**What to work on:** The lines from the top of the material through the line with "from bokeh.resources import INLINE" are to be set down exactly. Leave the pictures out.

**Excerpted data:**
----

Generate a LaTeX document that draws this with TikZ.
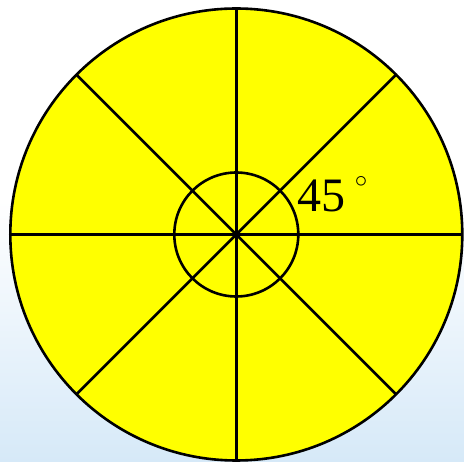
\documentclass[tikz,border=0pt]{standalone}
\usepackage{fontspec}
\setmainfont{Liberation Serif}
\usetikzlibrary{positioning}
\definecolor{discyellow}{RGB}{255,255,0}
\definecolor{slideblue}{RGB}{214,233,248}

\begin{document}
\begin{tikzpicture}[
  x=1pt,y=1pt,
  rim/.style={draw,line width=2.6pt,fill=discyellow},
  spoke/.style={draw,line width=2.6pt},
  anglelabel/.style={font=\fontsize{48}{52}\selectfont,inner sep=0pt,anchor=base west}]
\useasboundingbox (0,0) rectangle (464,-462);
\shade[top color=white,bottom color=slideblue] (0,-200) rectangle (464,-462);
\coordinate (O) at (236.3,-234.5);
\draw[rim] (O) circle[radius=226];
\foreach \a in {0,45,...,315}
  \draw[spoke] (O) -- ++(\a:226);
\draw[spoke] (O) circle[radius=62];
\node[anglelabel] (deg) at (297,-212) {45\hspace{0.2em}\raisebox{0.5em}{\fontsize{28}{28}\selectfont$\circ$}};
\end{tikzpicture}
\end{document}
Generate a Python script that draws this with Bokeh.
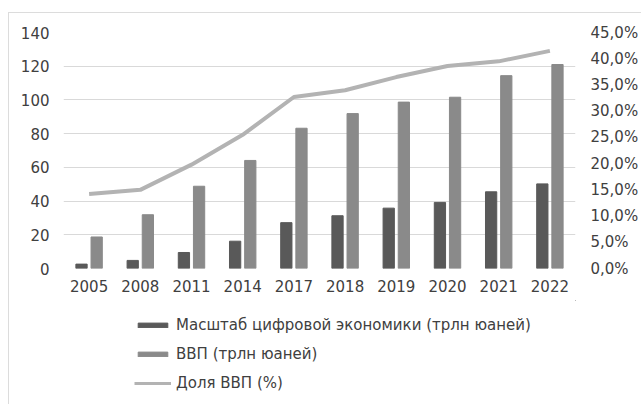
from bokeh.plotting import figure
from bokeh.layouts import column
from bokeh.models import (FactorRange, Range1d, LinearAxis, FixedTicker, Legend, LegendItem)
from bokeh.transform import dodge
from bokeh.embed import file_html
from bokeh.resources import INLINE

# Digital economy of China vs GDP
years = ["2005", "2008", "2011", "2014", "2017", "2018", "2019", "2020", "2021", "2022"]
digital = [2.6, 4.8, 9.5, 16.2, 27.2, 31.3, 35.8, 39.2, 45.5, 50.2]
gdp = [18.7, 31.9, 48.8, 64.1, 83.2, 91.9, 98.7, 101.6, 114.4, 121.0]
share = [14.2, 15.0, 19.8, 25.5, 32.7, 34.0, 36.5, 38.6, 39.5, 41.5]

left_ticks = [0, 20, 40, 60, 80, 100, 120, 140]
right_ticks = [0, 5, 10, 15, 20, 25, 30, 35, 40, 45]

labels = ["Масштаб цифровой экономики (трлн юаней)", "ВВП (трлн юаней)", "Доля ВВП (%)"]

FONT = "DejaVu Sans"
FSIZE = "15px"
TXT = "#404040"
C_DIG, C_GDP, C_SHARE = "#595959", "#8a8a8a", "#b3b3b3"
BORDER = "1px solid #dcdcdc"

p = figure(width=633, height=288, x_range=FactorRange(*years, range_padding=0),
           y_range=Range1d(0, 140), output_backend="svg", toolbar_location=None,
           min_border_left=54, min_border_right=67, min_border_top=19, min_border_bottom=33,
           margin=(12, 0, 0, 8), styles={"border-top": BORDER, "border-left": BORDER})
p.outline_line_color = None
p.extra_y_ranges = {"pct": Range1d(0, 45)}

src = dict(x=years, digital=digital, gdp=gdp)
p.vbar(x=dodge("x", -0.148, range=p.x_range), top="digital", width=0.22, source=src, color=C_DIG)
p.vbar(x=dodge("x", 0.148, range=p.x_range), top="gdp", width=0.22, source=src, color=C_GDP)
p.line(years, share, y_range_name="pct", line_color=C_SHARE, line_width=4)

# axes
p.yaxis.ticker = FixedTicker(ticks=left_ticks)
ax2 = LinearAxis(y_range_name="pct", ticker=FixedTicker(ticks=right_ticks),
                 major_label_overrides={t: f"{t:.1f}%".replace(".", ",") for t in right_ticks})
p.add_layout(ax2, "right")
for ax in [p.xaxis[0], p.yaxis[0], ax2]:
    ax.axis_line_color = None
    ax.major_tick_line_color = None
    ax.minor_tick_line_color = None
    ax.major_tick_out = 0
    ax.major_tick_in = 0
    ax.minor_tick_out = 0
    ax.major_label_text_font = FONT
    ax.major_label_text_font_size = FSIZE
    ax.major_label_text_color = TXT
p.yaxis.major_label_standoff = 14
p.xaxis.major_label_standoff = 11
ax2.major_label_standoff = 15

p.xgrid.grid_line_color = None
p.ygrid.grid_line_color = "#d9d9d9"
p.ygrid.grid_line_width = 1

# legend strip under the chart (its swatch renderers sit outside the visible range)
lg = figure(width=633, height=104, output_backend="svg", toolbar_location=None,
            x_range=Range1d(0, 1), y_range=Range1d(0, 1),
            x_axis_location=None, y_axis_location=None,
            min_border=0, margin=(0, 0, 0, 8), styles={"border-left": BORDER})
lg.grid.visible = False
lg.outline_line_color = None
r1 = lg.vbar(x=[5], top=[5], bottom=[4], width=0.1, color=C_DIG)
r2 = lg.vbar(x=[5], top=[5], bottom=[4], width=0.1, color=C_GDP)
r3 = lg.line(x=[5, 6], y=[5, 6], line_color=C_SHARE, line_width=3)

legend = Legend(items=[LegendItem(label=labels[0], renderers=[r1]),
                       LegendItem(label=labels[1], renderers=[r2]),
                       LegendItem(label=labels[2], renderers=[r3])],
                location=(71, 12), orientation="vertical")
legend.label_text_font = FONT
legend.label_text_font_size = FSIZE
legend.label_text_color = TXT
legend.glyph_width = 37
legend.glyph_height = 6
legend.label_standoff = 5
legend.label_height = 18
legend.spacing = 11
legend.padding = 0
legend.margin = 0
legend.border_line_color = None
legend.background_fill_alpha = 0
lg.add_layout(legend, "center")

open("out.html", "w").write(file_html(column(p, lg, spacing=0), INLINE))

----

**Answer to this task:**
Generate a LaTeX document that draws this with TikZ.
\documentclass[tikz,border=0pt]{standalone}
\usepackage{fontspec}
\setmainfont{Liberation Serif}
\usetikzlibrary{positioning}
\definecolor{discyellow}{RGB}{255,255,0}
\definecolor{slideblue}{RGB}{214,233,248}

\begin{document}
\begin{tikzpicture}[
  x=1pt,y=1pt,
  rim/.style={draw,line width=2.6pt,fill=discyellow},
  spoke/.style={draw,line width=2.6pt},
  anglelabel/.style={font=\fontsize{48}{52}\selectfont,inner sep=0pt,anchor=base west}]
\useasboundingbox (0,0) rectangle (464,-462);
\shade[top color=white,bottom color=slideblue] (0,-200) rectangle (464,-462);
\coordinate (O) at (236.3,-234.5);
\draw[rim] (O) circle[radius=226];
\foreach \a in {0,45,...,315}
  \draw[spoke] (O) -- ++(\a:226);
\draw[spoke] (O) circle[radius=62];
\node[anglelabel] (deg) at (297,-212) {45\hspace{0.2em}\raisebox{0.5em}{\fontsize{28}{28}\selectfont$\circ$}};
\end{tikzpicture}
\end{document}
Generate a Python script that draws this with Bokeh.
from bokeh.plotting import figure
from bokeh.layouts import column
from bokeh.models import (FactorRange, Range1d, LinearAxis, FixedTicker, Legend, LegendItem)
from bokeh.transform import dodge
from bokeh.embed import file_html
from bokeh.resources import INLINE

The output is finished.